Singapura is a Southeast Asian beach bar inspired establishment located in the Gramercy neighborhood (31 East 20th St, New York, NY 10003), by Chef Salil Mehta of Wau and LAUT Union Square.

Featuring a Singaporean-inspired drink and food menu, Singapura not only offers hawker food but also dishes from the Peranakan and Eurasian communities in Singapore. Peranakan cuisine or Nyonya cuisine comes from the Peranakans and is unique to Malaysia and Singapore. The Peranakans are descendants of early Chinese migrants who settled in Penang, Malacca, Singapore and Indonesia, inter-marrying with local Malays, beginning in the 15th century.

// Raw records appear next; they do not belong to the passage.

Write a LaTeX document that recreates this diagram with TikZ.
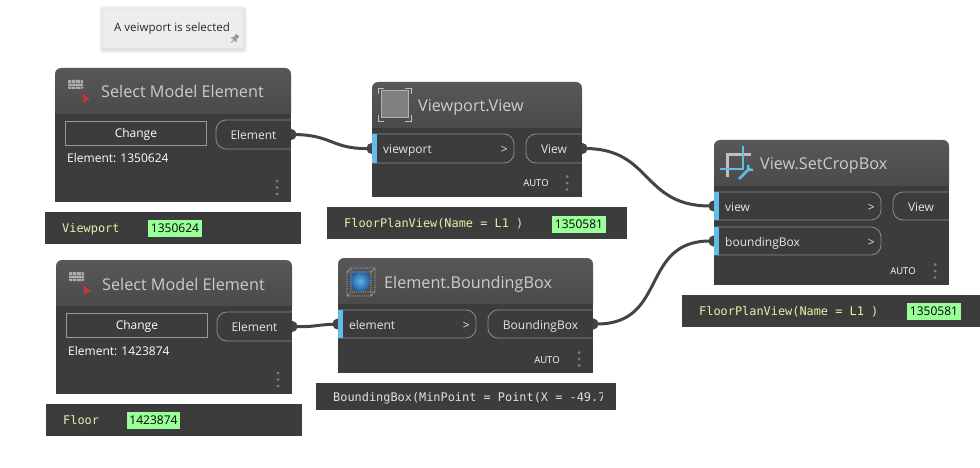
\documentclass[tikz,border=0pt]{standalone}
\usepackage{fontspec}
\setmainfont{Open Sans}
\setmonofont{DejaVu Sans Mono}
\usepackage{xcolor}
\usepackage{tikz}
\usetikzlibrary{positioning,calc,backgrounds,arrows.meta}

\definecolor{cardfill}{HTML}{3C3C3C}
\definecolor{headtop}{HTML}{585858}
\definecolor{headbot}{HTML}{4A4A4A}
\definecolor{wirecol}{HTML}{444444}
\definecolor{inblue}{HTML}{62BCE8}
\definecolor{idgreen}{HTML}{99FF99}
\definecolor{valyellow}{HTML}{EDEDA8}
\definecolor{cursorred}{HTML}{B83A3A}
\definecolor{ballin}{HTML}{5FB2EA}
\definecolor{ballout}{HTML}{1F5A9A}

\tikzset{
    card/.style={rectangle, inner sep=0pt, outer sep=0pt, anchor=north west},
    title/.style={font=\fontsize{16.2}{18}\selectfont, text=black!20, inner sep=0pt, anchor=west, text height=14pt, text depth=4pt},
    inport/.style={rectangle, inner sep=0pt, outer sep=0pt, anchor=north west, minimum height=29pt},
    outport/.style={inport, font=\fontsize{12}{14}\selectfont, text=black!10, text height=13pt, text depth=3pt},
    portedge/.style={draw=black!45, line width=0.8pt, rounded corners=10pt},
    porttext/.style={font=\fontsize{12}{14}\selectfont, text=black!10, inner sep=0pt, text height=13pt, text depth=3pt},
    changebox/.style={rectangle, draw=black!40, line width=0.8pt, inner sep=0pt, anchor=north west, minimum height=24pt,
        font=\fontsize{12}{14}\selectfont, text=white, text height=11pt, text depth=3pt},
    autotext/.style={font=\fontsize{9.5}{11}\selectfont, text=white, inner sep=0pt},
    bar/.style={rectangle, fill=cardfill, inner sep=0pt, outer sep=0pt, anchor=north west},
    valtext/.style={font=\ttfamily\fontsize{11.9}{14}\selectfont, text=valyellow, inner sep=0pt, text height=12pt, text depth=3pt},
    idtag/.style={rectangle, fill=idgreen, inner sep=0pt, minimum width=54pt, minimum height=17pt,
        font=\fontsize{12}{14}\selectfont, text=black},
    wire/.style={draw=wirecol, line width=3pt, {Circle[length=11pt,width=11pt]}-{Circle[length=11pt,width=11pt]},
        shorten <=-5.5pt, shorten >=-5.5pt}
}

% card with header: name, x, y, width, height, title
\newcommand{\nodecard}[6]{
    \node[card, minimum width=#4pt, minimum height=#5pt] (#1) at (#2,#3) {};
    \fill[cardfill] (#1.south west) rectangle ($(#1.north east)+(0,46)$);
    \shade[top color=headtop, bottom color=headbot] ($(#1.north west)+(0,46)$) [rounded corners=6pt] -- (#1.north west) -- (#1.north east) [sharp corners] -- ($(#1.north east)+(0,46)$) -- cycle;
    \node[title] (#1title) at ($(#1.north west)+(46,25)$) {#6};
}
% input port outline with blue bar
\newcommand{\inedge}[1]{
    \draw[portedge] (#1.north west) -- (#1.north east) -- (#1.south east) -- (#1.south west);
    \fill[inblue] (#1.north west) rectangle ($(#1.south west)+(5,0)$);
}
% output port outline, open to the right
\newcommand{\outedge}[1]{
    \draw[portedge] (#1.north east) -- (#1.north west) -- (#1.south west) -- (#1.south east);
}
\newcommand{\kebab}[2]{
    \foreach \dy in {0,6.5,13} {
        \fill[black!50] (#1,#2+\dy) circle (1.5pt);
    }
}
% brick and red cursor icon
\newcommand{\pickicon}[2]{
    \begin{scope}[shift={(#1,#2)}]
        \fill[black!32, rounded corners=1pt] (0,0) rectangle (15,9);
        \foreach \yy in {3,6} { \draw[black!55, line width=0.5pt] (0,\yy) -- (15,\yy); }
        \foreach \xx in {3,7.5,12} { \draw[black!55, line width=0.5pt] (\xx,0) -- (\xx,3) (\xx,6) -- (\xx,9); }
        \fill[cursorred, draw=black!70, line width=0.7pt] (13.7,11.7) -- (23.7,20) -- (19,21) -- (15,24) -- cycle;
    \end{scope}
}

\begin{document}
\begin{tikzpicture}[x=1pt, y=-1pt]
    \useasboundingbox (0,0) rectangle (980,468);

    % Note
    \node[rectangle, fill=black!7, inner sep=0pt, anchor=north west, minimum width=140pt, minimum height=39pt] (note) at (103,9) {};
    \node[font=\fontsize{11.5}{14}\selectfont, inner sep=0pt, right=11pt of note.west, yshift=0.5pt, text=black!85] (notetext) {A veiwport is selected};
    \fill[black!40, rotate around={-40:(234.5,39)}] (232.5,34) rectangle (236.5,39) (231,39) rectangle (238,40.2) (234.1,40.2) rectangle (234.9,44);

    % Select Model Element 1
    \nodecard{smeA}{55}{68}{236}{134}{Select Model Element}
    \pickicon{68}{80}
    \node[changebox, minimum width=141pt] (smeAchange) at (65,121) {Change};
    \node[outport, minimum width=75pt] (smeAout) at (216,120) {Element};
    \outedge{smeAout}
    \node[porttext, text=white, anchor=west] (smeAid) at (67,158) {Element: 1350624};
    \kebab{277}{181}
    \node[bar, minimum width=256pt, minimum height=32pt] (smeAbar) at (45,212) {};
    \node[valtext, right=17pt of smeAbar.west] (smeAval) {Viewport};
    \node[idtag] (smeAtag) at (175,228.5) {1350624};

    % Viewport.View
    \nodecard{vpv}{372}{82}{210}{115}{Viewport.View}
    \fill[black!50, draw=black!30, line width=1pt] (381,91) rectangle (408,118);
    \draw[black!25, line width=0.8pt] (378,94) |- (384,88) (405,88) -| (411,94) (411,115) |- (405,121) (384,121) -| (378,115);
    \node[inport, minimum width=142pt] (vpvin) at (372,134) {};
    \inedge{vpvin}
    \node[porttext, right=11pt of vpvin.west] (vpvinname) {viewport};
    \node[porttext, left=6pt of vpvin.east] (vpvinmark) {>};
    \node[outport, minimum width=56pt] (vpvout) at (526,134) {View};
    \outedge{vpvout}
    \node[autotext] (vpvauto) at (536,183.5) {AUTO};
    \kebab{567}{176.5}
    \node[bar, minimum width=300pt, minimum height=32pt] (vpvbar) at (327,207) {};
    \node[valtext, right=17pt of vpvbar.west] (vpvval) {FloorPlanView(Name = L1 )};
    \node[idtag] (vpvtag) at (579,224) {1350581};

    % View.SetCropBox
    \nodecard{crop}{714}{140}{235}{145}{View.SetCropBox}
    \draw[black!25, line width=3pt] (727,177) -- (727,154.5) -- (751,154.5);
    \draw[inblue, line width=2.5pt] (743,146) -- (743,169) -- (720,169);
    \draw[inblue, line width=2.5pt] (739,179) -- (750,168) (748,170) -- (753,170) (748,170) -- (748,165);
    \node[inport, minimum width=167pt, minimum height=28pt] (cropview) at (714,192) {};
    \inedge{cropview}
    \node[porttext, right=11pt of cropview.west] (cropviewname) {view};
    \node[porttext, left=6pt of cropview.east] (cropviewmark) {>};
    \node[inport, minimum width=167pt, minimum height=28pt] (cropbox) at (714,227) {};
    \inedge{cropbox}
    \node[porttext, right=11pt of cropbox.west] (cropboxname) {boundingBox};
    \node[porttext, left=6pt of cropbox.east] (cropboxmark) {>};
    \node[outport, minimum width=56pt, minimum height=28pt] (cropout) at (893,192) {View};
    \outedge{cropout}
    \node[autotext] (cropauto) at (903,271.5) {AUTO};
    \kebab{935}{264.5}
    \node[bar, minimum width=298pt, minimum height=32pt] (cropbar) at (682,295) {};
    \node[valtext, right=17pt of cropbar.west] (cropval) {FloorPlanView(Name = L1 )};
    \node[idtag] (croptag) at (934,311.5) {1350581};

    % Select Model Element 2
    \nodecard{smeB}{56}{260}{236}{134}{Select Model Element}
    \pickicon{69}{272}
    \node[changebox, minimum width=141pt] (smeBchange) at (66,313) {Change};
    \node[outport, minimum width=75pt] (smeBout) at (217,312) {Element};
    \outedge{smeBout}
    \node[porttext, text=white, anchor=west] (smeBid) at (68,350) {Element: 1423874};
    \kebab{278}{373}
    \node[bar, minimum width=256pt, minimum height=32pt] (smeBbar) at (46,404) {};
    \node[valtext, right=17pt of smeBbar.west] (smeBval) {Floor};
    \node[idtag, minimum width=53pt] (smeBtag) at (153.5,420.5) {1423874};

    % Element.BoundingBox
    \nodecard{ebb}{338}{258}{255}{115}{Element.BoundingBox}
    \shade[inner color=ballin, outer color=ballout] (360,281) circle (10.5pt);
    \draw[black!25, densely dotted, line width=0.8pt] (347,272) rectangle (371,296) (351,268) rectangle (375,292)
        (347,272) -- (351,268) (371,272) -- (375,268) (347,296) -- (351,292) (371,296) -- (375,292);
    \node[inport, minimum width=138pt, minimum height=28pt] (ebbin) at (338,310) {};
    \inedge{ebbin}
    \node[porttext, right=11pt of ebbin.west] (ebbinname) {element};
    \node[porttext, left=6pt of ebbin.east] (ebbinmark) {>};
    \node[outport, minimum width=105pt, minimum height=28pt] (ebbout) at (488,310) {BoundingBox};
    \outedge{ebbout}
    \node[autotext] (ebbauto) at (547,360) {AUTO};
    \kebab{579}{352.5}
    \node[bar, minimum width=300pt, minimum height=27pt] (ebbbar) at (316,383) {};
    \begin{scope}
        \clip (316,383) rectangle (602,410);
        \node[valtext, text=black!12, right=17pt of ebbbar.west] (ebbval) {BoundingBox(MinPoint = Point(X = -49.7};
    \end{scope}

    % Connectors
    \begin{scope}[on background layer]
        \draw[wire] (smeAout.east) .. controls (332,135) and (332,149) .. (vpvin.west);
        \draw[wire] (vpvout.east) .. controls (652,149) and (642,206) .. (cropview.west);
        \draw[wire] (smeBout.east) .. controls (315,327) and (315,325) .. (ebbin.west);
        \draw[wire] (ebbout.east) .. controls (668,324) and (640,241) .. (cropbox.west);
        % soft shadow of the note
        \foreach \s in {1,2,3,4} {
            \fill[black, opacity=0.03, rounded corners=\s pt] ($(note.north west)+(-\s,-\s+1)$) rectangle ($(note.south east)+(\s,\s+1)$);
        }
    \end{scope}
\end{tikzpicture}
\end{document}
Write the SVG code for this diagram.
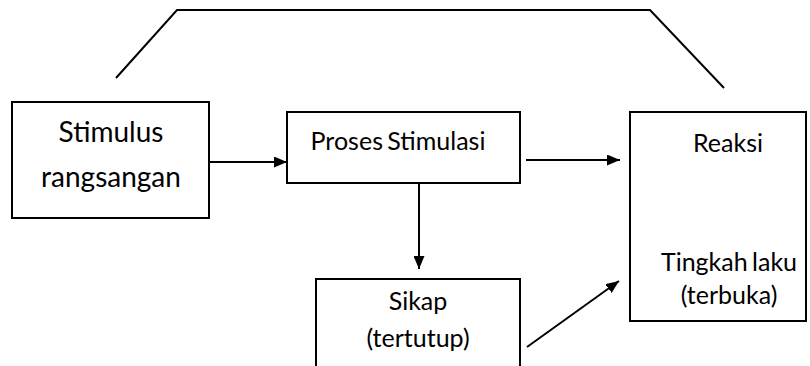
<svg xmlns="http://www.w3.org/2000/svg" width="810" height="366" viewBox="0 0 810 366">
<style>
.box{fill:#fff;stroke:#000;stroke-width:2}
.ln{fill:none;stroke:#000;stroke-width:2}
text{font-family:Lato,"Open Sans",sans-serif;font-size:25px;fill:#000;text-anchor:middle;word-spacing:-2px}
.big{font-size:28px}
</style>
<defs>
<marker id="ah" markerWidth="13" markerHeight="11" refX="13" refY="5.5" orient="auto" markerUnits="userSpaceOnUse">
<path d="M0,0 L13,5.5 L0,11 Z" fill="#000"/>
</marker>
</defs>
<rect width="810" height="366" fill="#fff"/>
<g id="connectors">
<polyline class="ln" points="116,78 177,10 650,10 724,88"/>
<line class="ln" x1="209" y1="162" x2="287" y2="162" marker-end="url(#ah)"/>
<line class="ln" x1="526" y1="160" x2="620" y2="160" marker-end="url(#ah)"/>
<line class="ln" x1="419" y1="183" x2="419" y2="269" marker-end="url(#ah)"/>
<line class="ln" x1="527" y1="347" x2="619" y2="281" marker-end="url(#ah)"/>
</g>
<g id="stimulus">
<rect class="box" x="12" y="102" width="197" height="116"/>
<text class="big" x="111" y="142">Stimulus</text>
<text class="big" x="111" y="187">rangsangan</text>
</g>
<g id="proses">
<rect class="box" x="287" y="112" width="233" height="71"/>
<text x="398" y="150">Proses Stimulasi</text>
</g>
<g id="sikap">
<rect class="box" x="316" y="279" width="204" height="100"/>
<text x="418" y="310">Sikap</text>
<text x="418" y="347">(tertutup)</text>
</g>
<g id="reaksi">
<rect class="box" x="630" y="112" width="176" height="209"/>
<text x="728" y="152">Reaksi</text>
<text x="729" y="271">Tingkah laku</text>
<text x="729" y="304">(terbuka)</text>
</g>
</svg>
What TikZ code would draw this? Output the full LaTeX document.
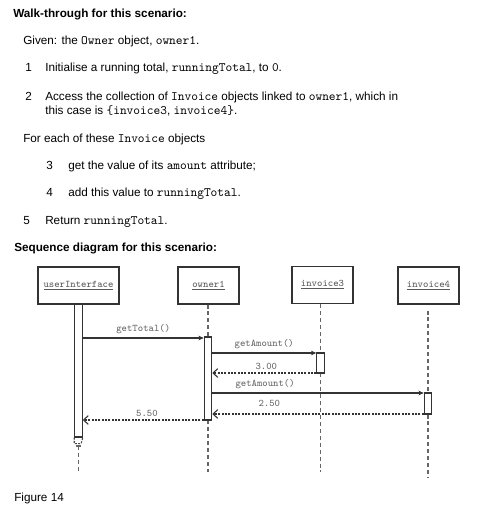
\documentclass[tikz,border=0pt]{standalone}
\usepackage{fontspec}
\setmainfont{Liberation Sans}
\usetikzlibrary{arrows.meta,positioning}

\newcommand{\code}[1]{{\fontsize{9.6}{10.5}\selectfont\ttfamily #1}}

\tikzset{
    txt/.style={anchor=base west, inner sep=0pt, font=\fontsize{8.8}{10.5}\selectfont},
    heading/.style={txt, font=\fontsize{8.8}{10.5}\selectfont\bfseries},
    objbox/.style={draw=black!80, line width=0.8pt, minimum width=45.75pt, minimum height=27.75pt, inner sep=1pt, font=\ttfamily\fontsize{7.6}{9}\selectfont, text=black!65},
    actbar/.style={draw=black!80, line width=0.8pt, fill=white, minimum width=5.6pt, inner sep=0pt},
    lifeline/.style={draw=black!60, line width=1pt, dash pattern=on 3pt off 2.2pt},
    call/.style={draw=black!80, line width=0.8pt, -{Stealth[length=4pt,width=3.5pt]}},
    reply/.style={draw=black!80, line width=0.8pt, dash pattern=on 1.5pt off 1pt, -{Straight Barb[length=3.5pt,width=6.5pt]}},
    msg/.style={font=\ttfamily\fontsize{7.6}{9}\selectfont, text=black!60, inner sep=1pt}
}

\begin{document}
\begin{tikzpicture}[x=0.75pt, y=-0.75pt]
    % Page size
    \useasboundingbox[fill=white] (0,0) rectangle (478,510);

    % Walk-through text
    \node[heading] (title) at (13,18) {Walk-through for this scenario:};
    \node[txt] (given) at (23,45) {Given: the \code{Owner} object, \code{owner1}.};
    \node[txt] (n1) at (25,72) {1};
    \node[txt] (t1) at (45,72) {Initialise a running total, \code{runningTotal}, to \code{0}.};
    \node[txt] (n2) at (25,100) {2};
    \node[txt] (t2a) at (45,100) {Access the collection of \code{Invoice} objects linked to \code{owner1}, which in};
    \node[txt] (t2b) at (45,114) {this case is \code{\{invoice3}, \code{invoice4\}}.};
    \node[txt] (foreach) at (23,142) {For each of these \code{Invoice} objects};
    \node[txt] (n3) at (46,169) {3};
    \node[txt] (t3) at (68,169) {get the value of its \code{amount} attribute;};
    \node[txt] (n4) at (46,196) {4};
    \node[txt] (t4) at (68,196) {add this value to \code{runningTotal}.};
    \node[txt] (n5) at (23,224) {5};
    \node[txt] (t5) at (45,224) {Return \code{runningTotal}.};
    \node[heading] (seqtitle) at (14,251) {Sequence diagram for this scenario:};

    % Objects
    \node[objbox, minimum width=60.75pt] (ui) at (78.5,285.5) {\underline{userInterface}};
    \node[objbox] (own) at (208.5,285.5) {\underline{owner1}};
    \node[objbox] (inv3) at (322.5,285) {\underline{invoice3}};
    \node[objbox] (inv4) at (428.5,285.5) {\underline{invoice4}};

    % Lifelines
    \draw[lifeline] (own.south -| 208,0) -- (208,337);
    \draw[lifeline] (208,420) -- (208,472);
    \draw[lifeline] (inv3.south -| 320.5,0) -- (320.5,472);
    \draw[lifeline] (inv4.south -| 428,0) ++(0,6) -- (428,477);
    \draw[lifeline] (78.5,446) -- (78.5,472);
    \draw[draw=black!60, line width=0.8pt] (76,446) -- (81,446);

    % Activation bars
    \node[actbar, minimum height=99.75pt] (uibar) at (78.5,370.5) {};
    \node[actbar, minimum height=62.25pt] (ownbar) at (208,378.5) {};
    \node[actbar, minimum height=15pt] (inv3bar) at (320.5,363) {};
    \node[actbar, minimum height=15.75pt] (inv4bar) at (428,403.5) {};
    \draw[draw=black!70, line width=0.8pt, dash pattern=on 1.5pt off 1pt] (uibar.south west) -- ++(0,6) -- ++(7,0) -- (uibar.south east);

    % Messages
    \draw[call] (uibar.east |- 0,338) -- (ownbar.west |- 0,338) node[msg, midway, above=2pt] {getTotal()};
    \draw[call] (ownbar.east |- 0,353) -- (inv3bar.west |- 0,353) node[msg, midway, above=1.5pt] {getAmount()};
    \draw[reply] (inv3bar.west |- 0,373) -- (ownbar.east |- 0,373) node[msg, pos=0.48, above=1pt] {3.00};
    \draw[call] (ownbar.east |- 0,393) -- (inv4bar.west |- 0,393) node[msg, pos=0.25, above=1.5pt] {getAmount()};
    \draw[reply] (inv4bar.west |- 0,414) -- (ownbar.east |- 0,414) node[msg, pos=0.73, above=4pt] {2.50};
    \draw[reply] (ownbar.west |- 0,420) -- (uibar.east |- 0,420) node[msg, pos=0.47, above=1pt] {5.50};

    % Caption
    \node[txt] (caption) at (14,501) {Figure 14};
\end{tikzpicture}
\end{document}
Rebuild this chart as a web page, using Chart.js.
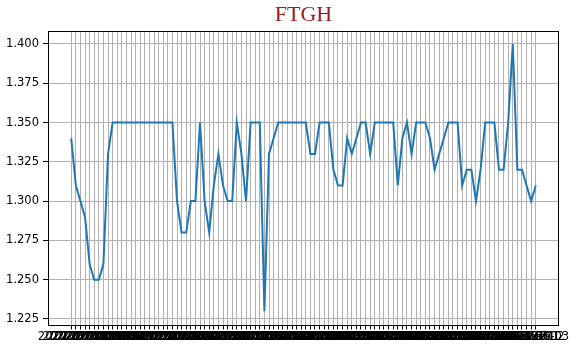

Eurasians in Singapore are of mixed European and Asian descent and their vibrant European ancestry traces to emigrants of countries that span the length and breadth of Europe, although Eurasian migrants to Singapore in the 19th century came largely from other European colonies in Asia. These included then British Malaya, in particular Malacca and Penang, India, Goa, then part of the former Portuguese India and Chittagong (today in modern-day Bangladesh), the Dutch East Indies and French Indochina.

Featured dishes include beloved Singaporean hawker and Peranakan dishes such as “Popiah” (delicately thin, crepe-like steamed spring roll stuffed with egg, Chinese sausage, dry shrimp, bean sprouts, jicama, peanuts, and served with a chilli hoisin sauce dip); and “Rojak,” a mixed fruit and vegetable salad dish of Javanese origin, commonly found in Indonesia, Malaysia and Singapore (the Singapura version is composed of green apple, mango, pineapple, jicama, chilli, galangal flower, and topped-off with fermented shrimp paste dressing).

Guests can also try a cherished, Eurasian dish, “Debal Curry,” which is also known as “Devils Curry” (Spicy Portuguese curry with spam, chicken, sausage, cabbage, carrot and potatoes); alongside old-school dishes, such as the “Hainanese Breaded Pork Chop” with a sweet and savory tomato sauce, black pepper and peas; “Sambal Sting Ray” (skate fish pan fried in a banana leaf); and “Singapore Bak Kut Teh,” (pork rib tea stew with fresh cracked white pepper, whole garlic, served with youtiao/Chinese crullers, and chili infused soy dipping sauce). Noodle enthusiasts will be glad to know as well that Mehta will be serving-up “Bak Chor Mee,” the iconic Singaporean hawker noodle dish, made with braised noodles and topped-off with ground pork, pork liver, loin, chillies and mushroom.

A centerpiece of Singapura will be the Southeast Asian tiki bar counter made from bamboo, adorned with hanging plants and signature drinks will be served in tiki goblets and panda-shaped glasses. One signature cocktail will be the “Tiki-lah,”and the name is a play on “Singlish” and “Manglish,” an English-based creole principally used in Singapore and Malaysia. It is heavily influenced by the dominant languages of the countries of Singapore, Malaysia, as well as the Malay, Chinese languages, and Tamil.